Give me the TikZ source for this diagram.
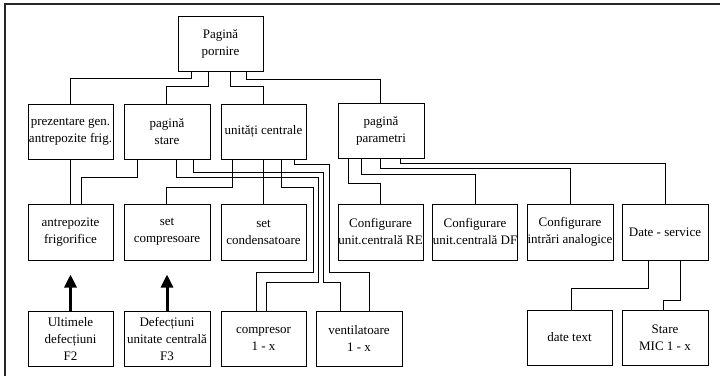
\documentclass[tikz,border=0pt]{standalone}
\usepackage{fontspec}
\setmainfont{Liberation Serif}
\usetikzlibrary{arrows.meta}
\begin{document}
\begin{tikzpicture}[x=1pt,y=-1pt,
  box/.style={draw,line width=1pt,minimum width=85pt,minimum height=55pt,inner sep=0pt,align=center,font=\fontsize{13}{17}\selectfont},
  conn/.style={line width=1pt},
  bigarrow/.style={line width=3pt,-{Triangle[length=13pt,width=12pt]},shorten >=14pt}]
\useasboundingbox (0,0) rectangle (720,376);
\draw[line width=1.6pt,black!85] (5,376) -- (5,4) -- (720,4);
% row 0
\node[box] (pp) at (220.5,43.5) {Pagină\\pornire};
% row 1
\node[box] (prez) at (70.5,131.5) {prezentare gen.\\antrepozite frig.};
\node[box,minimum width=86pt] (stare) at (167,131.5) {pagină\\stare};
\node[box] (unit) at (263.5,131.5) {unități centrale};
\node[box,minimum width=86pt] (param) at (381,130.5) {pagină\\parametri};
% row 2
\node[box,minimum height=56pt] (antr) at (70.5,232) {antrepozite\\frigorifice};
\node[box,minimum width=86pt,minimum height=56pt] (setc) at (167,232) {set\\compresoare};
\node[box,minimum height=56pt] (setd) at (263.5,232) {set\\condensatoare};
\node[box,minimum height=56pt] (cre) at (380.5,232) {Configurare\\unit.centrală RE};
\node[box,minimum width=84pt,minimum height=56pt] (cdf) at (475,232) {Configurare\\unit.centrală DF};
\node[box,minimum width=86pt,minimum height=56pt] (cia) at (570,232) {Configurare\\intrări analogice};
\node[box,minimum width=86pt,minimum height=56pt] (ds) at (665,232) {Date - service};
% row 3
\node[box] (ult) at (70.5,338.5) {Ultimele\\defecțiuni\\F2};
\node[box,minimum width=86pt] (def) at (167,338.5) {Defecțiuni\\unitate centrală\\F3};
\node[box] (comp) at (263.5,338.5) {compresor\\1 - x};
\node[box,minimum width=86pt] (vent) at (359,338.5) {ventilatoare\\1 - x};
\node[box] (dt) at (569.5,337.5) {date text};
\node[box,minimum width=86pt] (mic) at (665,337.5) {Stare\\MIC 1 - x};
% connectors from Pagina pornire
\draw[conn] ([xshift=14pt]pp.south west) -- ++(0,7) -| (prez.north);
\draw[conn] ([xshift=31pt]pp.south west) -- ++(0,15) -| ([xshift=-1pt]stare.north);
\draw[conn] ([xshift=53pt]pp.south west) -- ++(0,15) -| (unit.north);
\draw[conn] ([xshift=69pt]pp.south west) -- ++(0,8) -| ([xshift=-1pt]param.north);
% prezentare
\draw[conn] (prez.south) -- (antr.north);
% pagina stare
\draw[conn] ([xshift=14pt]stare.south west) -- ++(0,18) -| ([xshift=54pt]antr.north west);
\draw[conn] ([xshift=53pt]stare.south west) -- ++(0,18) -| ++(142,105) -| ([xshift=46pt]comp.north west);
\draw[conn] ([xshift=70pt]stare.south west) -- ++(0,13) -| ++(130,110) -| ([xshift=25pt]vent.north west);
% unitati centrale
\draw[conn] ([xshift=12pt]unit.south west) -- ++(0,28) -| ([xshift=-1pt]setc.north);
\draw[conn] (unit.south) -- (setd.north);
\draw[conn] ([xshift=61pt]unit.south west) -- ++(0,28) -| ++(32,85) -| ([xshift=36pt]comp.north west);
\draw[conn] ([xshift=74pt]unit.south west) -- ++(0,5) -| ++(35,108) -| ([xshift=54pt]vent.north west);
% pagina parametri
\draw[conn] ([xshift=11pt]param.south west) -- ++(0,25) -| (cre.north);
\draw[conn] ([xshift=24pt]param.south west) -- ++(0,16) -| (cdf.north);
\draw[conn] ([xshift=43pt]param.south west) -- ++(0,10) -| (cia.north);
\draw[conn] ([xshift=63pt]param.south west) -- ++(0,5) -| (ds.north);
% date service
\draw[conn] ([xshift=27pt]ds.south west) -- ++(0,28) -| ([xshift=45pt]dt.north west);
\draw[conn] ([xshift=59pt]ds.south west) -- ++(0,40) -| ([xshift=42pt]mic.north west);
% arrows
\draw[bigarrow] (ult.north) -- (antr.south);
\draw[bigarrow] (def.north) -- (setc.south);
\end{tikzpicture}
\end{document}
+ + + + + + +
- EXERCISE GOAL: Make an exact reproduction of the listing above, without any pictures.

- ANSWER TO THE TASK:
Give me the TikZ source for this diagram.
\documentclass[tikz,border=0pt]{standalone}
\usepackage{fontspec}
\setmainfont{Liberation Serif}
\usetikzlibrary{arrows.meta}
\begin{document}
\begin{tikzpicture}[x=1pt,y=-1pt,
  box/.style={draw,line width=1pt,minimum width=85pt,minimum height=55pt,inner sep=0pt,align=center,font=\fontsize{13}{17}\selectfont},
  conn/.style={line width=1pt},
  bigarrow/.style={line width=3pt,-{Triangle[length=13pt,width=12pt]},shorten >=14pt}]
\useasboundingbox (0,0) rectangle (720,376);
\draw[line width=1.6pt,black!85] (5,376) -- (5,4) -- (720,4);
% row 0
\node[box] (pp) at (220.5,43.5) {Pagină\\pornire};
% row 1
\node[box] (prez) at (70.5,131.5) {prezentare gen.\\antrepozite frig.};
\node[box,minimum width=86pt] (stare) at (167,131.5) {pagină\\stare};
\node[box] (unit) at (263.5,131.5) {unități centrale};
\node[box,minimum width=86pt] (param) at (381,130.5) {pagină\\parametri};
% row 2
\node[box,minimum height=56pt] (antr) at (70.5,232) {antrepozite\\frigorifice};
\node[box,minimum width=86pt,minimum height=56pt] (setc) at (167,232) {set\\compresoare};
\node[box,minimum height=56pt] (setd) at (263.5,232) {set\\condensatoare};
\node[box,minimum height=56pt] (cre) at (380.5,232) {Configurare\\unit.centrală RE};
\node[box,minimum width=84pt,minimum height=56pt] (cdf) at (475,232) {Configurare\\unit.centrală DF};
\node[box,minimum width=86pt,minimum height=56pt] (cia) at (570,232) {Configurare\\intrări analogice};
\node[box,minimum width=86pt,minimum height=56pt] (ds) at (665,232) {Date - service};
% row 3
\node[box] (ult) at (70.5,338.5) {Ultimele\\defecțiuni\\F2};
\node[box,minimum width=86pt] (def) at (167,338.5) {Defecțiuni\\unitate centrală\\F3};
\node[box] (comp) at (263.5,338.5) {compresor\\1 - x};
\node[box,minimum width=86pt] (vent) at (359,338.5) {ventilatoare\\1 - x};
\node[box] (dt) at (569.5,337.5) {date text};
\node[box,minimum width=86pt] (mic) at (665,337.5) {Stare\\MIC 1 - x};
% connectors from Pagina pornire
\draw[conn] ([xshift=14pt]pp.south west) -- ++(0,7) -| (prez.north);
\draw[conn] ([xshift=31pt]pp.south west) -- ++(0,15) -| ([xshift=-1pt]stare.north);
\draw[conn] ([xshift=53pt]pp.south west) -- ++(0,15) -| (unit.north);
\draw[conn] ([xshift=69pt]pp.south west) -- ++(0,8) -| ([xshift=-1pt]param.north);
% prezentare
\draw[conn] (prez.south) -- (antr.north);
% pagina stare
\draw[conn] ([xshift=14pt]stare.south west) -- ++(0,18) -| ([xshift=54pt]antr.north west);
\draw[conn] ([xshift=53pt]stare.south west) -- ++(0,18) -| ++(142,105) -| ([xshift=46pt]comp.north west);
\draw[conn] ([xshift=70pt]stare.south west) -- ++(0,13) -| ++(130,110) -| ([xshift=25pt]vent.north west);
% unitati centrale
\draw[conn] ([xshift=12pt]unit.south west) -- ++(0,28) -| ([xshift=-1pt]setc.north);
\draw[conn] (unit.south) -- (setd.north);
\draw[conn] ([xshift=61pt]unit.south west) -- ++(0,28) -| ++(32,85) -| ([xshift=36pt]comp.north west);
\draw[conn] ([xshift=74pt]unit.south west) -- ++(0,5) -| ++(35,108) -| ([xshift=54pt]vent.north west);
% pagina parametri
\draw[conn] ([xshift=11pt]param.south west) -- ++(0,25) -| (cre.north);
\draw[conn] ([xshift=24pt]param.south west) -- ++(0,16) -| (cdf.north);
\draw[conn] ([xshift=43pt]param.south west) -- ++(0,10) -| (cia.north);
\draw[conn] ([xshift=63pt]param.south west) -- ++(0,5) -| (ds.north);
% date service
\draw[conn] ([xshift=27pt]ds.south west) -- ++(0,28) -| ([xshift=45pt]dt.north west);
\draw[conn] ([xshift=59pt]ds.south west) -- ++(0,40) -| ([xshift=42pt]mic.north west);
% arrows
\draw[bigarrow] (ult.north) -- (antr.south);
\draw[bigarrow] (def.north) -- (setc.south);
\end{tikzpicture}
\end{document}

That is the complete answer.